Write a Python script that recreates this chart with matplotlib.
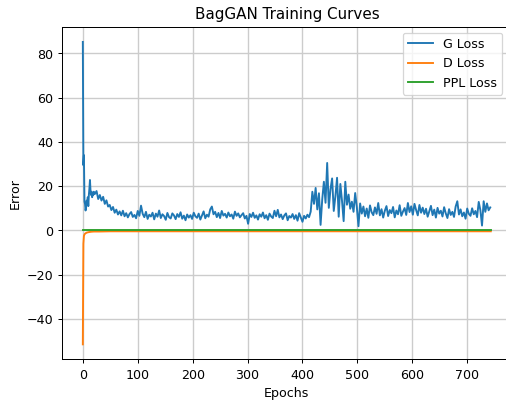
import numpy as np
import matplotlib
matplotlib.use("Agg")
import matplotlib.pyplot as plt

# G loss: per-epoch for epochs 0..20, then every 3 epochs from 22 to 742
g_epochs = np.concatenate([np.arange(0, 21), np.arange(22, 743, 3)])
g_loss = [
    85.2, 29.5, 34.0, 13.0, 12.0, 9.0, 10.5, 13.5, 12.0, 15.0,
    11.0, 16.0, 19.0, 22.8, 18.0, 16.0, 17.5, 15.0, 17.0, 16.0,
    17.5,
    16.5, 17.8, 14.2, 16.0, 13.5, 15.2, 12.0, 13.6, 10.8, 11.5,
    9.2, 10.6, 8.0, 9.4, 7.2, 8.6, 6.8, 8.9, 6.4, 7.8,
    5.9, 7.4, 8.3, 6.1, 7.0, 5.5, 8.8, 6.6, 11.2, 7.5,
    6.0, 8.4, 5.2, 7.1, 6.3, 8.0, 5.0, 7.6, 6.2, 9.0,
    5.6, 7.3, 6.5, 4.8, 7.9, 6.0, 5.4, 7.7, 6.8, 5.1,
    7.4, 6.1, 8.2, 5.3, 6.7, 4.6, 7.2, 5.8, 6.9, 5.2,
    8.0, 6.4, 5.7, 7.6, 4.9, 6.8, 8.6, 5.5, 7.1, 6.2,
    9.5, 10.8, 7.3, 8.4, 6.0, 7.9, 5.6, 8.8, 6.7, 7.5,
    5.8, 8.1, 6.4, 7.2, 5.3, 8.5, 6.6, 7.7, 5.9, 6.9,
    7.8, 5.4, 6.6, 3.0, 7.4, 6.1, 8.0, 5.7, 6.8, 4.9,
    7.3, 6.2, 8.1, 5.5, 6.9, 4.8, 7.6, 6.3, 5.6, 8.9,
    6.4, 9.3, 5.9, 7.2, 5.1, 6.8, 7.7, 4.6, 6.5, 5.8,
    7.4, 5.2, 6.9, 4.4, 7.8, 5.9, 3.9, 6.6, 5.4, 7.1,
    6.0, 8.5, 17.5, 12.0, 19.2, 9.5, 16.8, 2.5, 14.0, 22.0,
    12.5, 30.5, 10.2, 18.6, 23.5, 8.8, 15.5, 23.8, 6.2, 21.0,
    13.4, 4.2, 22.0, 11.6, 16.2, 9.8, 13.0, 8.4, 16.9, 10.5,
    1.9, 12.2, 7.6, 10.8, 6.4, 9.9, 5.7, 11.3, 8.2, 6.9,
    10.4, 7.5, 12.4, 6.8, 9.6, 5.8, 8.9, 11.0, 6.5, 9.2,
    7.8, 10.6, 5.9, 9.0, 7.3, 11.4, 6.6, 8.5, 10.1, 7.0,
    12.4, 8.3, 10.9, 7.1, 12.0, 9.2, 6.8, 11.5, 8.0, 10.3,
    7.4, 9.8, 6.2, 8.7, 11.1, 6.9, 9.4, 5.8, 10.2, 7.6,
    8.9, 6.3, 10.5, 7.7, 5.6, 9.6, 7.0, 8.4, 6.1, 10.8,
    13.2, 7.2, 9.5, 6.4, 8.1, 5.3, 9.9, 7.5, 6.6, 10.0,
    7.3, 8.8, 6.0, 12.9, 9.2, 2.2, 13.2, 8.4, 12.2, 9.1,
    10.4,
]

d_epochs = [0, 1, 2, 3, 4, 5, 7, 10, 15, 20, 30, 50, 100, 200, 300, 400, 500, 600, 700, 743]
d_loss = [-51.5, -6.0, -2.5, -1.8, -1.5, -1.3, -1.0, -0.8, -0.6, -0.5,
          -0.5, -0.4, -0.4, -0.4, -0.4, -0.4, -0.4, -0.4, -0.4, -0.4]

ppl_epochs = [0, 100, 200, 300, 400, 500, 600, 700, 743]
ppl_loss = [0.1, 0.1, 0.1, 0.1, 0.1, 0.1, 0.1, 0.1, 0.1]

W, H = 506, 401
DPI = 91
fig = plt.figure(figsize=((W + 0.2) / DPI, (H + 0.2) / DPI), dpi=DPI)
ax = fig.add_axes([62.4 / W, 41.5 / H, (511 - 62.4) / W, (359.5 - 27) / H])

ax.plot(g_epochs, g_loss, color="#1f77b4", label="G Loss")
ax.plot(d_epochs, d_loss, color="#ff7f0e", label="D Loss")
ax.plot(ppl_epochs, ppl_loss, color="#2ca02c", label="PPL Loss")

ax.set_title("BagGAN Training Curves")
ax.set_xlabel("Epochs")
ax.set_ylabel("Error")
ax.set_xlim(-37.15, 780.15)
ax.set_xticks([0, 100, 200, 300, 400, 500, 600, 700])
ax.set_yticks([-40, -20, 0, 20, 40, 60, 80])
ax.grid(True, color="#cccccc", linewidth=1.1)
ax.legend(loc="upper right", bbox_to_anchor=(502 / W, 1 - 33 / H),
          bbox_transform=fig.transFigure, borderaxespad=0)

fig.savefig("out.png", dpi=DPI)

------------------------------------------------------------

## Aim of the task
Skip the pictures and restate exactly the lines from the beginning of the listing to the line with "import matplotlib.pyplot as plt", that line included.

## Reply to the exercise
Write a Python script that recreates this chart with matplotlib.
import numpy as np
import matplotlib
matplotlib.use("Agg")
import matplotlib.pyplot as plt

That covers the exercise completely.